Extremely vital. By writing the parts for each of the actors I know so well I was able to give them an authentic voice and character. The roles were dictated by us as a troupe and the story had to fit them as people and as actors. I’ve had their feedback all along as well, so we were adapting and editing up until last month. I also conferred with them on the artwork and the staging. We are a family and family communicates. We live together during the Fringe, except for Duncan who is a native Edinburgh boy although he often crashed on our couch in 2019; we often eat together, all of us, family style. And then of course we drink together. Jack and Maddie are from Newcastle, Graham is from London and I live in Hampshire having moved here from NYC many times until it stuck in 1999. Each Fringe is a reunion.

Will you allow yourself much flexibility with this show once it’s running?

 

Yes. Theatre is a living, breathing event. In comedy you adjust for the laughs which the audience dictates no matter where you intended them to be. In a mystery their reaction to the clues and the narrative will be imperative. If they can’t follow the logic, then it isn’t logical. If the clues don’t make sense to them after the exposition, then you have a problem. We’ll be sensitive to that.  Sometimes it will be in the directing or the line delivery. Others it will be in the writing. Either way, we’ll be flexible and adapt.

"Most other forms of lawyering pay better than music but I needed to believe in the client’s end goal."

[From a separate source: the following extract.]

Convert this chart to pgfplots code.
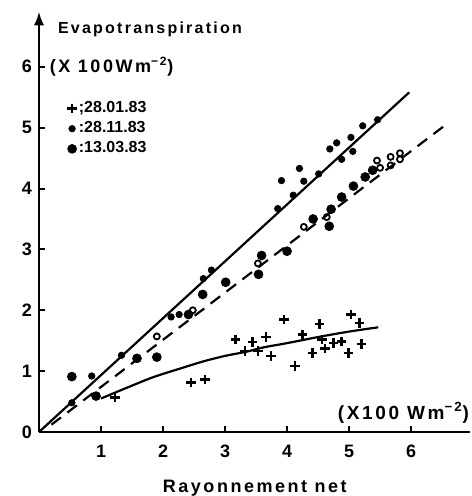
\documentclass[border=0pt]{standalone}
\usepackage{fontspec}
\setmainfont{Liberation Sans}
\newfontfamily\wide[LetterSpace=14]{Liberation Sans}
\usepackage{pgfplots}
\pgfplotsset{compat=1.18}

\begin{document}
\begin{tikzpicture}
\begin{axis}[name=ax,
    scale only axis, width=215.5pt, height=210pt,
    xmin=0, xmax=6.95, ymin=0, ymax=6.9,
    axis x line=bottom, axis y line=left,
    x axis line style={-, line width=1.3pt},
    y axis line style={-latex, line width=1.3pt},
    xtick={1,...,6}, ytick={0,...,6},
    tick align=inside, major tick length=3pt,
    tick style={black, line width=1pt},
    ticklabel style={font=\bfseries\fontsize{9}{10}\selectfont},
    xticklabel style={yshift=-3pt},
    /pgf/number format/assume math mode=true,
    clip=false,
    legend style={at={(axis cs:0.45,5.47)}, anchor=north west, draw=none, fill=none,
        font=\bfseries\fontsize{8}{9}\selectfont, row sep=1pt, inner sep=0pt,
        nodes={inner sep=1pt}},
    legend cell align=left,
]
% 28.01.83
\addplot[only marks, mark=+, mark size=2.4pt, mark options={line width=1.2pt}] coordinates {
(1.23,0.57)(2.45,0.81)(2.68,0.86)(3.17,1.52)(3.32,1.33)(3.44,1.48)(3.53,1.33)
(3.66,1.56)(3.74,1.25)(3.95,1.85)(4.13,1.08)(4.25,1.60)(4.41,1.30)(4.52,1.77)
(4.56,1.52)(4.61,1.37)(4.75,1.46)(4.88,1.49)(4.99,1.30)(5.03,1.93)(5.17,1.79)(5.20,1.45)
};
\addlegendentry{;28.01.83}
% 28.11.83
\addplot[only marks, mark=*, mark size=1.6pt] coordinates {
(0.53,0.48)(0.85,0.92)(1.33,1.26)(2.13,1.89)(2.26,1.93)(2.65,2.52)(2.78,2.66)
(3.85,3.67)(3.91,4.13)(4.10,3.89)(4.20,4.33)(4.27,4.12)(4.51,4.24)(4.69,4.65)
(4.80,4.75)(4.88,4.48)(5.03,4.84)(5.06,4.61)(5.22,5.03)(5.46,5.13)
};
\addlegendentry{:28.11.83}
% 13.03.83
\addplot[only marks, mark=*, mark size=2.2pt] coordinates {
(0.53,0.91)(0.92,0.59)(1.58,1.21)(1.90,1.23)(2.41,1.93)(2.64,2.26)(3.01,2.46)
(3.54,2.59)(3.59,2.90)(4.00,2.97)(4.42,3.50)(4.68,3.38)(4.71,3.66)(4.88,3.86)
(5.07,4.04)(5.26,4.19)(5.38,4.30)
};
\addlegendentry{:13.03.83}
% open circles
\addplot[only marks, mark=o, mark size=1.5pt, mark options={line width=0.9pt}, forget plot] coordinates {
(1.90,1.57)(2.48,2.00)(3.53,2.77)(4.27,3.37)(4.64,3.53)(5.45,4.46)(5.50,4.34)
(5.67,4.52)(5.67,4.38)(5.82,4.58)(5.82,4.48)
};
% fitted lines
\addplot[black, line width=1.1pt, forget plot] coordinates {(0,0)(5.97,5.58)};
\addplot[black, line width=1.1pt, dash pattern=on 6pt off 4pt, forget plot] coordinates {(0.2,0.12)(6.6,5.08)};
\addplot[black, line width=1.1pt, smooth, forget plot] coordinates {
(1.0,0.55)(1.4,0.72)(1.84,0.9)(2.3,1.05)(2.65,1.16)(3.0,1.25)(3.35,1.32)
(3.62,1.39)(4.0,1.46)(4.5,1.56)(5.0,1.65)(5.47,1.72)
};
% labels
\node[anchor=west, font=\wide\bfseries\fontsize{8}{9}\selectfont, inner sep=0pt] at (axis cs:0.3,6.62) {Evapotranspiration};
\node[anchor=west, font=\wide\bfseries\fontsize{9}{10}\selectfont, inner sep=0pt] at (axis cs:0.17,6.0) {(X 100Wm\textsuperscript{−2})};
\node[anchor=east, font=\wide\bfseries\fontsize{9.5}{10}\selectfont, inner sep=0pt] at (axis cs:6.94,0.31) {(X100 Wm\textsuperscript{−2})};
\node[font=\wide\bfseries\fontsize{9}{10}\selectfont, inner sep=0pt] at ([yshift=-28pt]axis cs:3.48,0) {Rayonnement net};
\end{axis}
\pgfresetboundingbox
\path[use as bounding box] ([shift={(-19.5pt,-32pt)}]ax.south west) rectangle ([shift={(0.5pt,6pt)}]ax.north east);
\end{tikzpicture}
\end{document}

What would you say has been the most valuable lessons you have taken from the journey you have been on A Scandal From Bohemia?

 

Keep the faith is lesson number one. If we had given up at any of the hurdles thrown at us we wouldn’t be about to unveil something that we believe is truly wonderful.

 

Don’t be scared is lesson number two. It was terrifying to try to live up to the genius of Sir Arthur Conan Doyle. I had to tell myself to breathe a million times a day when I was writing the play; we were meant to have a new entirely different play by someone else, but it never arrived and I was a breath away from panic until I finished the script.

 

Lesson number three is always being grateful. I’ve had constant encouragement from the cast. We all encourage and support each other. Duncan is creating the props and sourcing set pieces while Graham and I have been sourcing costumes. Jack and Maddie are working on accents and pushing tickets to all of Newcastle. I am so grateful to each of them for that and for sticking with me all these years. Next year’s play has been written already by Duncan. I’m so grateful for that (and relieved).

 

Have you always had a passion for theatre?

 

Yes. I grew up in the projects in NYC (like a council estate) and Broadway was a huge treat. As was the ballet and the opera. Because culture was earned and not a right for me it meant so much more. When I was a young lawyer I bartered my legal services to an acting teacher. He gets free legal for life and I got 9 years of coaching and dozens of off-off Broadway parts. I have both a business and a creative brain and that kept me sane while working hard as a lawyer. Lee Michael Cohn is still one of my best friends and godfather to my son.

 

How much has your background as a music lawyer helped your approach to theatre?

 

I’d say it’s been vital to my understanding of creatives and to my passion for the work product. Most other forms of lawyering pay better than music but I needed to believe in the client’s end goal. I can believe in the music in a way that I can’t about a lease, a company takeover or the building of another new estate of luxury houses. I believe in the development of new writers and new actors in the same way. I’m driven by creators and their creations.

 

Is there any advice, tips or suggestions you would offer fellow theatre creators?

 

Don’t give up. For every 100 people tell you that you can’t, believe the one voice that tells you that you can, your own. If you don’t, you prove them right. If you do, then doing it (whatever it is), for good or for worse, you prove them wrong. You can be right by just not giving up.

 

And finally, what do you want your fringe audiences to take away from A Scandal From Bohemia?

 

Smiles and conversation. I want them to leave the theatre smiling and exhilarated. I want them to talk about the clues, the plot points and the characters for days after. I want them to debate who was the villain and what was the relationship between these two and those two. I want them to take away a shared experience that turns into a memory that crops up for the rest of their lives.